Load-balancer Less Load Balancing

There's not a lot of information on CLUSTERIP on the Internet for some reason. It's an implementation of an older technique, made easier by an IPTables target extension.

The way CLUSTERIP works is fairly simple.

  1. Every member of the cluster is attached to the same [broadcast domain];
  2. Every member of the cluster is configured with the same multicast MAC address;
  3. Each member of the cluster then filters out incoming packets they don't think they should handle:
    1. In an exclusive manner with respect to other nodes (i.e., no other member of the cluster will handle the packet);
    2. And in an inclusive manner with respect to packets (i.e., when all the nodes of the cluster are up every packet will get handled by a node); also
    3. Using the following criteria normally:
      1. Based on source IP; or
      2. Based on source IP and source port; or
      3. Based on source IP and source port and dest port
    4. If a node is down, another node can notice and assume responsibility for its share of the incoming packets
  4. Outgoing packets are sent with the source IP and MAC address of the cluster, but the destination IP of the target and destination MAC address of the next-hop router (gateway)

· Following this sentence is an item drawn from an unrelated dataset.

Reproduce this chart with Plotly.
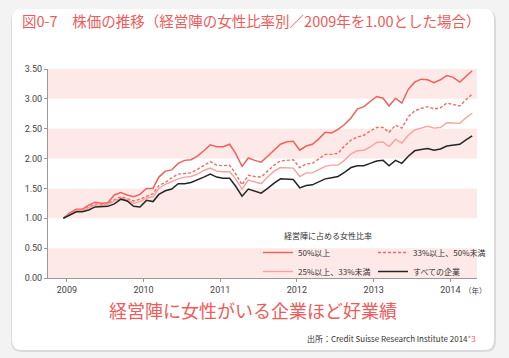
import plotly.graph_objects as go
import pandas as pd

# ---- data ----
months = pd.date_range("2008-12-15", periods=65, freq=pd.DateOffset(months=1))

over50 = [1.00,1.09,1.15,1.15,1.22,1.27,1.25,1.26,1.39,1.43,
          1.39,1.36,1.40,1.50,1.50,1.69,1.79,1.81,1.92,1.97,
          1.98,2.04,2.13,2.23,2.20,2.20,2.24,2.09,1.87,2.01,
          1.97,1.94,2.04,2.15,2.24,2.28,2.29,2.14,2.21,2.24,
          2.33,2.44,2.43,2.49,2.57,2.68,2.83,2.87,2.96,3.04,
          3.01,2.88,3.01,2.93,3.16,3.28,3.33,3.32,3.27,3.32,
          3.39,3.36,3.28,3.37,3.47]
r33_50 = [1.00,1.07,1.14,1.14,1.19,1.24,1.23,1.24,1.31,1.36,
          1.33,1.29,1.32,1.36,1.41,1.55,1.60,1.68,1.74,1.75,
          1.76,1.82,1.89,1.95,1.89,1.88,1.89,1.75,1.56,1.72,
          1.70,1.69,1.79,1.89,1.96,1.97,1.98,1.85,1.91,1.92,
          1.99,2.07,2.07,2.09,2.21,2.31,2.36,2.39,2.46,2.52,
          2.52,2.44,2.56,2.51,2.70,2.80,2.84,2.87,2.83,2.85,
          2.93,2.91,2.88,2.98,3.08]
r25_33 = [1.00,1.07,1.13,1.13,1.17,1.22,1.22,1.23,1.29,1.34,
          1.31,1.25,1.28,1.34,1.36,1.50,1.57,1.62,1.66,1.69,
          1.70,1.74,1.80,1.84,1.79,1.78,1.78,1.66,1.49,1.64,
          1.61,1.58,1.69,1.79,1.85,1.85,1.84,1.70,1.76,1.76,
          1.82,1.87,1.89,1.89,1.97,2.08,2.13,2.14,2.19,2.27,
          2.28,2.20,2.32,2.26,2.39,2.48,2.51,2.54,2.51,2.52,
          2.60,2.60,2.59,2.68,2.76]
all_cos = [1.00,1.05,1.11,1.11,1.14,1.19,1.20,1.20,1.24,1.32,
           1.29,1.20,1.19,1.30,1.28,1.40,1.46,1.49,1.58,1.58,
           1.60,1.64,1.69,1.74,1.69,1.67,1.67,1.54,1.37,1.49,
           1.46,1.42,1.50,1.59,1.66,1.66,1.65,1.51,1.55,1.56,
           1.61,1.66,1.68,1.70,1.77,1.85,1.88,1.88,1.92,1.96,
           1.97,1.88,1.97,1.92,2.04,2.13,2.15,2.17,2.14,2.16,
           2.21,2.23,2.24,2.31,2.38]

series_names = ["50%以上", "33%以上、50%未満", "25%以上、33%未満", "すべての企業"]
legend_title = "経営陣に占める女性比率"
year_ticks = ["2009-01-01", "2010-01-01", "2011-01-01", "2012-01-01", "2013-01-01", "2014-01-01"]
year_labels = ["2009", "2010", "2011", "2012", "2013", "2014"]
y_ticks = [0, 0.5, 1.0, 1.5, 2.0, 2.5, 3.0, 3.5]
bands = [(0, 0.5), (1.0, 1.5), (2.0, 2.5), (3.0, 3.5)]

# ---- layout geometry ----
W, H = 509, 358
L, R, T, B = 48, 32, 69, 80
PW, PH = W - L - R, H - T - B
RED = "#EE5B5B"
FONT = "Noto Sans CJK JP"


def px(x, y):
    return (x - L) / PW, (H - B - y) / PH


def rounded_path(x0, y0, x1, y1, r):
    def P(x, y):
        a, b = px(x, y)
        return f"{a:.5f},{b:.5f}"
    return (f"M{P(x0 + r, y0)} L{P(x1 - r, y0)} Q{P(x1, y0)} {P(x1, y0 + r)} "
            f"L{P(x1, y1 - r)} Q{P(x1, y1)} {P(x1 - r, y1)} L{P(x0 + r, y1)} "
            f"Q{P(x0, y1)} {P(x0, y1 - r)} L{P(x0, y0 + r)} Q{P(x0, y0)} {P(x0 + r, y0)} Z")


fig = go.Figure()
styles = [
    dict(color="#F0605C", width=1.5),
    dict(color="#F06A66", width=1.4, dash="3px,2px"),
    dict(color="#F7A29E", width=1.4),
    dict(color="#262626", width=1.5),
]
legend_ids = ["legend", "legend2", "legend", "legend2"]
for name, vals, st, lg in zip(series_names, [over50, r33_50, r25_33, all_cos], styles, legend_ids):
    fig.add_trace(go.Scatter(x=months, y=vals, mode="lines", name=name, line=st,
                             legend=lg, hoverinfo="skip"))

shapes = []
shapes.append(dict(type="path", xref="paper", yref="paper", layer="below",
                   path=rounded_path(11, 10, 496, 352, 11),
                   fillcolor="rgba(0,0,0,0.10)", line=dict(width=0)))
shapes.append(dict(type="path", xref="paper", yref="paper", layer="below",
                   path=rounded_path(12, 9, 494, 350, 10),
                   fillcolor="white", line=dict(width=0)))
for lo, hi in bands:
    shapes.append(dict(type="rect", xref="x domain", yref="y", x0=0, x1=1, y0=lo, y1=hi,
                       fillcolor="#FDEAE8", line=dict(width=0), layer="below"))

annotations = []
tx, ty = px(20, 21)
annotations.append(dict(xref="paper", yref="paper", x=tx, y=ty, xanchor="left", yanchor="middle",
                        showarrow=False,
                        text="図0-7　株価の推移（経営陣の女性比率別／2009年を1.00とした場合）",
                        font=dict(family=FONT, size=14.5, color=RED)))
sx, sy = px(253, 310)
annotations.append(dict(xref="paper", yref="paper", x=sx, y=sy, xanchor="center", yanchor="middle",
                        showarrow=False, text="経営陣に女性がいる企業ほど好業績",
                        font=dict(family=FONT, size=18, color=RED)))
cx, cy = px(478, 338)
annotations.append(dict(xref="paper", yref="paper", x=cx, y=cy, xanchor="right", yanchor="middle",
                        showarrow=False,
                        text=f"出所：Credit Suisse Research Institute 2014<span style='color:{RED}'>*3</span>",
                        font=dict(family=FONT, size=8, color="#333333")))
nx, ny = px(462, 290)
annotations.append(dict(xref="paper", yref="paper", x=nx, y=ny, xanchor="left", yanchor="middle",
                        showarrow=False, text="（年）",
                        font=dict(family=FONT, size=7.5, color="#444444")))
gx, gy = px(282, 235)
annotations.append(dict(xref="paper", yref="paper", x=gx, y=gy, xanchor="left", yanchor="middle",
                        showarrow=False, text=legend_title,
                        font=dict(family=FONT, size=8, color="#333333")))

l1x, l1y = px(258, 238)
l2x, _ = px(373, 238)
legend_common = dict(yanchor="top", xanchor="left", bgcolor="rgba(0,0,0,0)",
                     orientation="v", itemwidth=30, tracegroupgap=0,
                     font=dict(family=FONT, size=8, color="#333333"))

fig.update_layout(
    width=W, height=H,
    margin=dict(l=L, r=R, t=T, b=B, pad=0),
    paper_bgcolor="#F3F3F3",
    plot_bgcolor="rgba(0,0,0,0)",
    shapes=shapes,
    annotations=annotations,
    showlegend=True,
    legend=dict(x=l1x, y=l1y, **legend_common),
    legend2=dict(x=l2x, y=l1y, **legend_common),
    xaxis=dict(type="date", range=["2008-10-03", "2014-05-08"],
               tickvals=year_ticks, ticktext=year_labels,
               showgrid=False, zeroline=False, showline=True, linecolor="#9A9A9A", linewidth=1,
               ticks="outside", ticklen=3, tickcolor="#9A9A9A",
               tickfont=dict(family="Roboto", size=9, color="#444444")),
    yaxis=dict(range=[0, 3.5], tickvals=y_ticks, tickformat=".2f",
               showgrid=False, zeroline=False, showline=True, linecolor="#9A9A9A", linewidth=1,
               ticks="outside", ticklen=3, tickcolor="#9A9A9A",
               tickfont=dict(family="Roboto", size=9, color="#444444")),
)

fig.write_html("out.html", config={"displayModeBar": False},
               post_script="document.body.style.margin='0px';document.body.style.padding='0px';")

From the above description, the major weakness of CLUSTERIP is shown. Incoming packets are replicated N times (for every member of the cluster), thus CLUSTERIP (when used alone, other higher layer techniques can sometimes mitigate this) cannot be used to load-balance incoming traffic bandwidth effectively. Outgoing traffic is unaffected and will be split as evenly as the load-balancing scheme permits.